* [Your task]:
Find the lines that hold the word "this" and return them.

[Figure scripts]
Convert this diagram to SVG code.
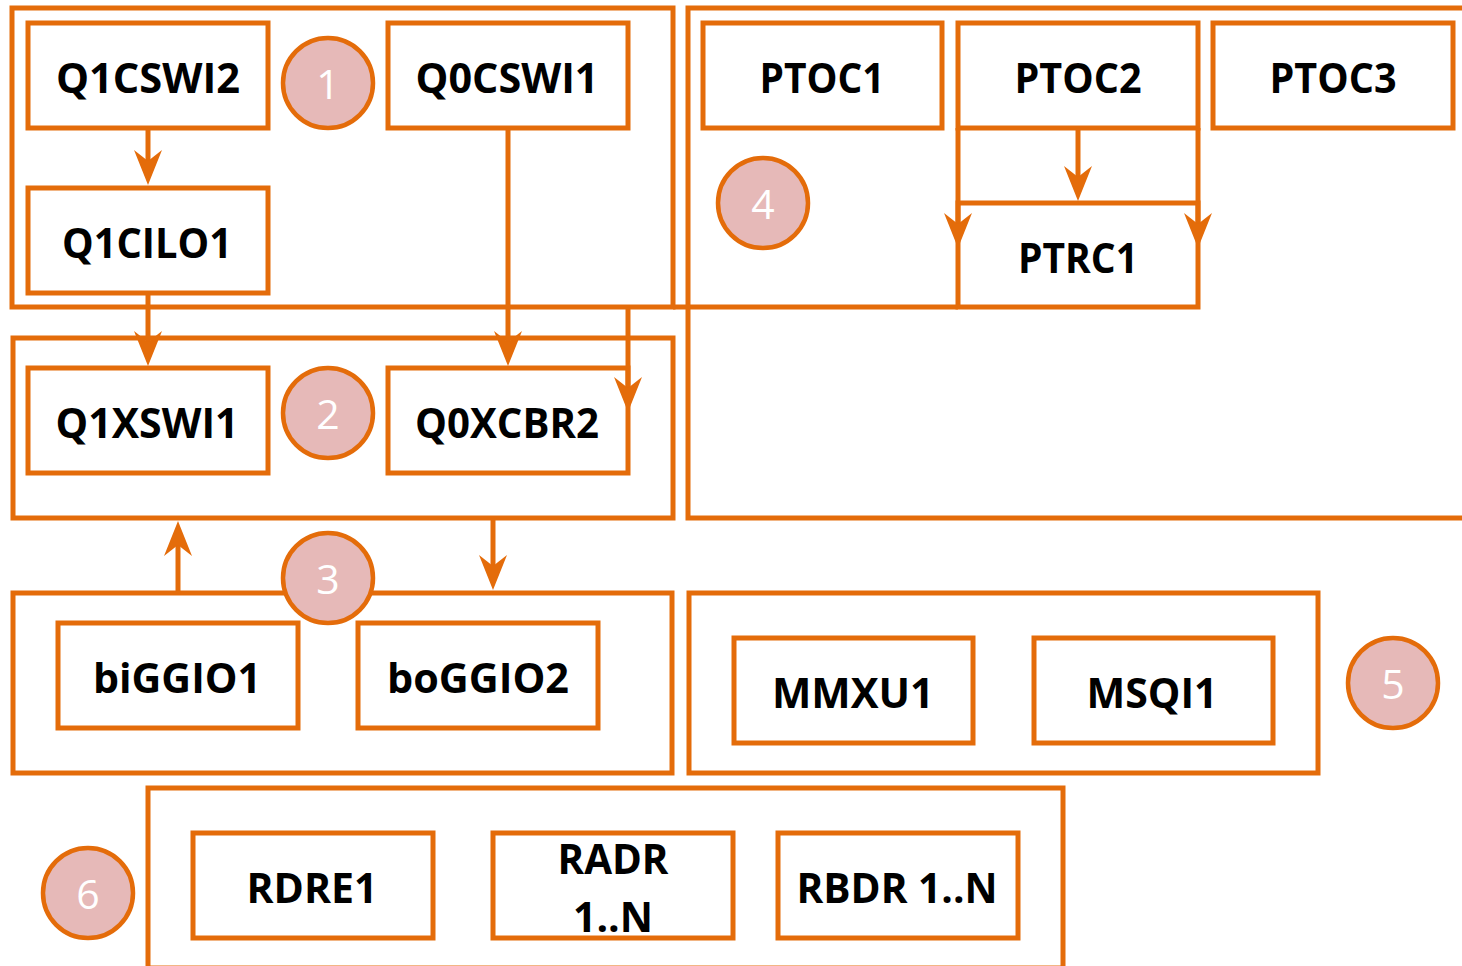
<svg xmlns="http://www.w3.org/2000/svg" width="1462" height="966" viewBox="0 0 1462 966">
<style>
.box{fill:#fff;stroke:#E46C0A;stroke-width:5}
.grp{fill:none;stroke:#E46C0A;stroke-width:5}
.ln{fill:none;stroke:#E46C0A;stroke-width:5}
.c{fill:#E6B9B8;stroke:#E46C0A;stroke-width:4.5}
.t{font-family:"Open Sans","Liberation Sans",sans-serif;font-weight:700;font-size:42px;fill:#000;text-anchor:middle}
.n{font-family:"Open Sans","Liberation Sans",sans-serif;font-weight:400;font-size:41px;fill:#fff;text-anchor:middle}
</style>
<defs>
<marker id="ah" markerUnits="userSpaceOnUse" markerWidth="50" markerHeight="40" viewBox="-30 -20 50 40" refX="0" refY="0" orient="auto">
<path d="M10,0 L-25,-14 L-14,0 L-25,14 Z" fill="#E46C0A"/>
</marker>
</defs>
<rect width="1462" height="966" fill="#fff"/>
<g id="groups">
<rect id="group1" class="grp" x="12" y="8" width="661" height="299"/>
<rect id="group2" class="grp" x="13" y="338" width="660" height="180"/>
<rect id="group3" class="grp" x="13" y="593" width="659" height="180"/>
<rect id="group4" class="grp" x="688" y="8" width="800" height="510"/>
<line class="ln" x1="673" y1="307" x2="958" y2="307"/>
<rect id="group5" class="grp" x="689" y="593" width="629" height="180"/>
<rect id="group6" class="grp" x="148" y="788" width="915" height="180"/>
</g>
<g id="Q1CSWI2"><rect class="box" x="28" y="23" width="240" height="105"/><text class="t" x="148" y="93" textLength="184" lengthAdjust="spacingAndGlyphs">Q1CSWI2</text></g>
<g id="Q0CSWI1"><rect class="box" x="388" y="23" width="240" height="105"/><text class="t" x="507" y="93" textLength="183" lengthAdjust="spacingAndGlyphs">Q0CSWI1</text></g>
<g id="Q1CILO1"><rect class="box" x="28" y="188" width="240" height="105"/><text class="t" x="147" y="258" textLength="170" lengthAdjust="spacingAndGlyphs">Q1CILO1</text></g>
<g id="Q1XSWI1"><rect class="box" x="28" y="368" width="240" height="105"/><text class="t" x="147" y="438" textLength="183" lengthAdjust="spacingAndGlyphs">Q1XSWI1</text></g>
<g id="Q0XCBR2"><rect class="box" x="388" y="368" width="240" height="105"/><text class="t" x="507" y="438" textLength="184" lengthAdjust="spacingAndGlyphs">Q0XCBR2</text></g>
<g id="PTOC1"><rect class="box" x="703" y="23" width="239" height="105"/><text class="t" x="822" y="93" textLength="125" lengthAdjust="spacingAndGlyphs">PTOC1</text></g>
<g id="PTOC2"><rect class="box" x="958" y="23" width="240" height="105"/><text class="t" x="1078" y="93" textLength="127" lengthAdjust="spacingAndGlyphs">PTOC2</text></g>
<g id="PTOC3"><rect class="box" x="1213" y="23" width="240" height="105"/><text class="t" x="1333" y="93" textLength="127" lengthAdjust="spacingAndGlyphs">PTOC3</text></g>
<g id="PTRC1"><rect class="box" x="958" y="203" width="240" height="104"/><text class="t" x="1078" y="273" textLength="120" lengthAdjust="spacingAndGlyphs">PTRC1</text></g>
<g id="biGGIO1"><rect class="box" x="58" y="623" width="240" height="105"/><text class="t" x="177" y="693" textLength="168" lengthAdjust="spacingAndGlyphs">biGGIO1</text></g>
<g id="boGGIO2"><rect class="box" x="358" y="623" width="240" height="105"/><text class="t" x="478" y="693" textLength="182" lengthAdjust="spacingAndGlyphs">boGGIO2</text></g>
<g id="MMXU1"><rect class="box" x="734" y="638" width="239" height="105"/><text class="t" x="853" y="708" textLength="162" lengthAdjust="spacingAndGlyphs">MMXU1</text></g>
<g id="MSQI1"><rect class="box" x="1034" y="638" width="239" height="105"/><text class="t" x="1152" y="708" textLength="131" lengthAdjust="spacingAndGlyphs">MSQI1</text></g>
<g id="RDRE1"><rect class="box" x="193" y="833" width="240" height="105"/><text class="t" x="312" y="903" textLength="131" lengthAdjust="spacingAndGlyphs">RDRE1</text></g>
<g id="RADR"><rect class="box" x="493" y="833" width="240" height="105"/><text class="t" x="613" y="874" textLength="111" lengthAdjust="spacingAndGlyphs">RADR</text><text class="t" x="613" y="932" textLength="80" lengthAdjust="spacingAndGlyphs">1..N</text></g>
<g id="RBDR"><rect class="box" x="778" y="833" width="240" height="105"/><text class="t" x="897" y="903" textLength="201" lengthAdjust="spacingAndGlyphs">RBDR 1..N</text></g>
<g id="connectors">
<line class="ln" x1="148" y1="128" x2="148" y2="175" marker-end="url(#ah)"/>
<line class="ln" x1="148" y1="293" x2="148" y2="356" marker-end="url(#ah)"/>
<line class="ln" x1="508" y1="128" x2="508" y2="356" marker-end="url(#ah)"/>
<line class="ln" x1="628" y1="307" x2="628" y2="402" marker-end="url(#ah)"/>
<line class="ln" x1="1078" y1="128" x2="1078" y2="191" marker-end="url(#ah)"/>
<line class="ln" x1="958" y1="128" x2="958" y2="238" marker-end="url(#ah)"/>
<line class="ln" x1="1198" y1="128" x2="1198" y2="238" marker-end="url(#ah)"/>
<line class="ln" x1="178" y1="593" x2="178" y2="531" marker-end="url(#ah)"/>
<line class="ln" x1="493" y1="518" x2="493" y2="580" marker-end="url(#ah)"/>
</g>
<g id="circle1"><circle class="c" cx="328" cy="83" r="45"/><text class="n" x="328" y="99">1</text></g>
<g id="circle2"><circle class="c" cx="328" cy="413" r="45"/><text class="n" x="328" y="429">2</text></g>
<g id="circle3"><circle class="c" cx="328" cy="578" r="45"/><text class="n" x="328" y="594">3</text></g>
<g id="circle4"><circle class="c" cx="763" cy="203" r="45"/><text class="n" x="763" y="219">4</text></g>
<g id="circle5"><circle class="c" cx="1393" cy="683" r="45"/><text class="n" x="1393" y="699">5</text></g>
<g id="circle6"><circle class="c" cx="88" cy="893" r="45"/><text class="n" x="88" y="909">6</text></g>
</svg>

* * *

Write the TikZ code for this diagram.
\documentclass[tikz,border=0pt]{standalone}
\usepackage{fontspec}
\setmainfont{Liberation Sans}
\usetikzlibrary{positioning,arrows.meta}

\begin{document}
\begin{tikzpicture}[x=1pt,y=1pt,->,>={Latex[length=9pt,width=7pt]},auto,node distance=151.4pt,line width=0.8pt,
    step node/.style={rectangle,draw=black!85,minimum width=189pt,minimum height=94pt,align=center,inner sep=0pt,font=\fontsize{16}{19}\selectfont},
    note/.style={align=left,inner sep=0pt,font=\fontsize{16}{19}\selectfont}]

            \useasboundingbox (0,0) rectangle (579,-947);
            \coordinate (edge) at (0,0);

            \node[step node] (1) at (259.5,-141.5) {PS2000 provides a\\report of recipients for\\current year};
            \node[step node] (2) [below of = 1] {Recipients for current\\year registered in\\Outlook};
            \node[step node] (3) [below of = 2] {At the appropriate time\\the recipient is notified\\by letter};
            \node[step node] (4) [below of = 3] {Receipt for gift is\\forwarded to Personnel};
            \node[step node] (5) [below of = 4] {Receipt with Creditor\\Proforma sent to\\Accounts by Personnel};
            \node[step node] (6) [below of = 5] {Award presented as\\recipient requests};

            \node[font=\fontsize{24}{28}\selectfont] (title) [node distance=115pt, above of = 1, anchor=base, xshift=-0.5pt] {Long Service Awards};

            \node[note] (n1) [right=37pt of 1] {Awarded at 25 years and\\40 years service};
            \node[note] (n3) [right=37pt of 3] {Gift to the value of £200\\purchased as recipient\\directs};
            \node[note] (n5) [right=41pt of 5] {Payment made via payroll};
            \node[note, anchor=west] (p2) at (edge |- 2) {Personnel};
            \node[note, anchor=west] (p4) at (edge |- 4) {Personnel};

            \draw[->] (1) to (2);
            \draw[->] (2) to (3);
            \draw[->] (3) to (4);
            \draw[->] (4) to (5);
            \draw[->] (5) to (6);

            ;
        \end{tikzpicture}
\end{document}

* [Answer to the problem]:
Convert this diagram to SVG code.
Write the TikZ code for this diagram.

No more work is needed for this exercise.